Tuesday, October 04, 2005

Chevillard chevillé au corps

Eric Chevillard

Palafox


Comment passer de l’univers obscur de Millet aux riantes logorrhées de Chevillard ? , autant passer d’un extrême à un autre, et pourtant les deux séduisent, mais d’une manière différente. Quel étrange animal protéiforme que ce Palafox aux mille visages, qui ne semble qu’un prétexte à Chevillard pour mener tambour battant une prose riche et fantaisiste. Quelle bouffée nous envahit lorsque l’on lit Palafox ! On semble en perpétuel mouvement, comme si les lignes jouaient avec nous à saute-mouton ; quel brio ! je dirais même quel maestro dans le style, c’est épatant. Non content d’écrire avec talent, Chevillard sait créer un univers riche, varié, et surtout d’une imagination et d’une inventivité hors norme. La course-poursuite menée par les savants derrière Palafox ressemble alors à une épopée de pacotille, une battue à rebous, loufoque, dérisoire, drolatique, mais ô combien bien remarquable car soutenue par un brio stylistique et une écriture corrosive à souhait !
Car lire du Chevillard, c’est se plonger dans les plis et replis d’une écriture fascinante. Rien ne lasse chez Chevillard, mais tout semble passer et repasser pour mieux fustiger la reprise et en faire une force incomparable de variation digne des meilleures symphonies. Outre les incessantes transformations et quasi mutations de Palafox, ce qui fait la force de Chevillard est de pouvoir asseoir dans son écriture, combiner avec une alchimie qui m’était jusque-là inconnue, mis à part dans la verve rabelaisienne, le plaisir heureux du verbe, l’ironie la plus acerbe, et la beauté remarquable de la langue. On s’amuse chez Chevillard, mais on s’amuse dans les hauteurs du style et aux confins des sommets les plus élevés des montagnes de l’intelligence. A le lire, on semble voguer dans un plaisir intellectuel non rébarbatif, on a l’impression que tout le monde pourrait suivre ces courses poursuites qui finissent en eau de boudin, mais que Chevillard sait ménager une double lecture, comme si Palafox était un petit Prince épique version battue tragi-comique.
La fin de Palafox résonne comme l’ensemble du roman, dans une tonalité où le comique est poussé jusqu’à ses limites extrêmes. Le protée Palafox obtient une victoire ultime sur ses poursuivants en réussissant post-mortem une dernière métamorphose qui le pérennise et finit par le libérer à jamais de la poursuite oppressante des scientifiques fanatiques et cocasses : l’empaillage de Palafox est donc une pétrification salvatrice en forme de pied de nez ultime à la course à l’exploitation animale. L’auteur se fait un Brigitte Bardot a rebours, il sauve Palafox, c’est-à-dire tous les animaux, oiseaux, reptiles, poissons, mammifères, carnassiers et j’en passe, mais ce sauvetage ne peut se faire que par la survivance artificielle de l’empaillage. Pour survivre, l’animal doit mourir.
Que dire d’autre sinon que Chevillard mérite ô combien d’être lu, ne serait-ce que pour une fois au moins savoir ce que c’est que de lire intelligent en s’amusant, bref passer un vrai moment d’amusement intellectuel et profond, sans toutefois se prendre trop au sérieux…

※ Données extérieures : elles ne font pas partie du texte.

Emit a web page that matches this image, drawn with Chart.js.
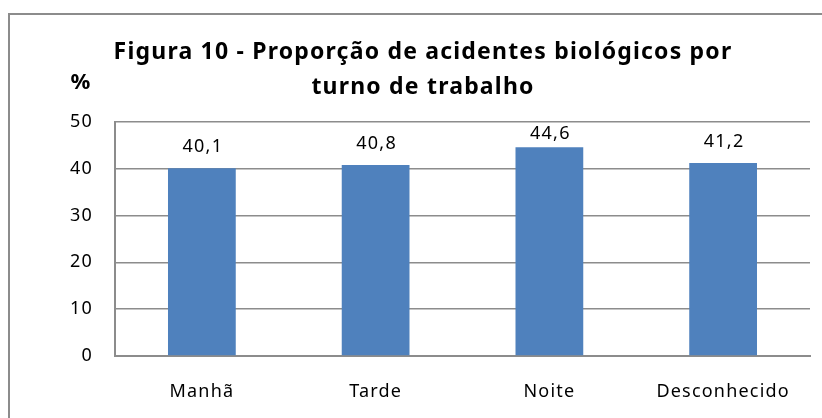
<!DOCTYPE html>
<html>
<head>
<meta charset="utf-8">
<script src="https://cdn.jsdelivr.net/npm/chart.js@4.4.1/dist/chart.umd.min.js"></script>
<style>
    html, body { margin: 0; padding: 0; background: #fff; overflow: hidden; }
    #wrap { position: absolute; left: 0; top: 0; width: 822px; height: 418px; overflow: hidden; }
    #frame {
        position: absolute; left: 8px; top: 13px; width: 830px; height: 420px;
        border-left: 2px solid #8c8c8c; border-top: 2px solid #8c8c8c; pointer-events: none;
    }
</style>
</head>
<body>
<div id="wrap">
    <canvas id="turnoChart" width="822" height="418"></canvas>
    <div id="frame"></div>
</div>
<script>
// Dados do gráfico
const turnos = ['Manhã', 'Tarde', 'Noite', 'Desconhecido'];
const proporcoes = [40.1, 40.8, 44.6, 41.2];
const rotulos = ['40,1', '40,8', '44,6', '41,2'];
const titulo = ['Figura 10 - Proporção de acidentes biológicos por', 'turno de trabalho'];

const FONTE = "'Noto Sans', 'Open Sans', sans-serif";
const CINZA = '#8c8c8c';
const ESPACO = '1.2px'; // espaçamento entre letras, estilo Excel

// Espaçamento de letras em todo o canvas
const espacoPlugin = {
    id: 'espaco',
    beforeUpdate(chart) { chart.ctx.letterSpacing = ESPACO; },
    beforeDraw(chart) { chart.ctx.letterSpacing = ESPACO; }
};

// Rótulos de valor acima das barras + símbolo "%"
const rotulosPlugin = {
    id: 'rotulos',
    afterDatasetsDraw(chart) {
        const { ctx, chartArea } = chart;
        const meta = chart.getDatasetMeta(0);
        ctx.save();
        ctx.letterSpacing = ESPACO;
        ctx.font = "18px " + FONTE;
        ctx.fillStyle = '#000';
        ctx.textAlign = 'center';
        ctx.textBaseline = 'middle';
        meta.data.forEach((bar, i) => {
            const y = Math.max(bar.y - 21, chartArea.top + 12);
            ctx.fillText(rotulos[i], bar.x + 1, y);
        });
        ctx.font = "bold 22px " + FONTE;
        ctx.fillText('%', 81, 83);
        ctx.restore();
    }
};

new Chart(document.getElementById('turnoChart'), {
    type: 'bar',
    data: {
        labels: turnos,
        datasets: [{
            data: proporcoes,
            backgroundColor: '#4f81bd',
            borderWidth: 0,
            categoryPercentage: 1,
            barPercentage: 0.39
        }]
    },
    options: {
        responsive: false,
        animation: false,
        layout: {
            padding: { left: 36, right: 12, top: 0, bottom: 0 }
        },
        plugins: {
            legend: { display: false },
            tooltip: { enabled: false },
            title: {
                display: true,
                text: titulo,
                color: '#000',
                font: { family: FONTE, size: 23, weight: 'bold', lineHeight: 1.52 },
                padding: { top: 35, bottom: 17 }
            }
        },
        scales: {
            x: {
                afterFit(scale) { scale.height = 62; },
                grid: { display: false, drawTicks: false },
                border: { display: true, color: CINZA, width: 2 },
                ticks: {
                    color: '#000',
                    padding: 25,
                    maxRotation: 0,
                    font: { family: FONTE, size: 18 }
                }
            },
            y: {
                min: 0,
                max: 50,
                afterFit(scale) { scale.width = 79; },
                grid: { color: CINZA, lineWidth: 1.5, drawTicks: false },
                border: { display: true, color: CINZA, width: 2 },
                ticks: {
                    stepSize: 10,
                    color: '#000',
                    padding: 22,
                    font: { family: FONTE, size: 18 }
                }
            }
        }
    },
    plugins: [espacoPlugin, rotulosPlugin]
});
</script>
</body>
</html>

Le Vaillant petit Tailleur

Le dernier ouvrage de Chevillard confine souvent avec le commentaire méta textuel. Plus qu’un écrivain, il semble être un metteur en scène littéraire. Reprenant à son « conte » le récit initial des frères Grimm, sondant les origines obscures de l’histoire du petit tailleur, un conte de grands-mères, il rebâti ce conte en exploitant diverses pistes qui restaient jusque-là dans l’ombre, constituant ainsi des myriades de petits chemins qui gravitent autour de l’histoire initiale.
Avec le brio humoristique et stylistique qu’on lui connaît, Eric Chevillard sait peindre les soubresauts de son héros et l’entrecouper d’autres contes à la structure plus canoniques, comme s’il voulait construire une macrostructure ouverte du conte du vaillant petit tailleur capable d’accueillir en lui toute une virtualité de contes parfois avortés, parfois entiers, capable tout du moins de constituer un terreau propice à l’éclosion, à l’explosion d’un imaginaire littéraire de conteur des plus détonnant. Ainsi Eric Chevillard « taille » son récit et épingles les stéréotypes littéraires comme le petit tailleur épingle les mouches pour mieux donner à son lecteur l’inexprimable suc littéraire qui fait le succès et la tonalités particulière de ses récits savoureux.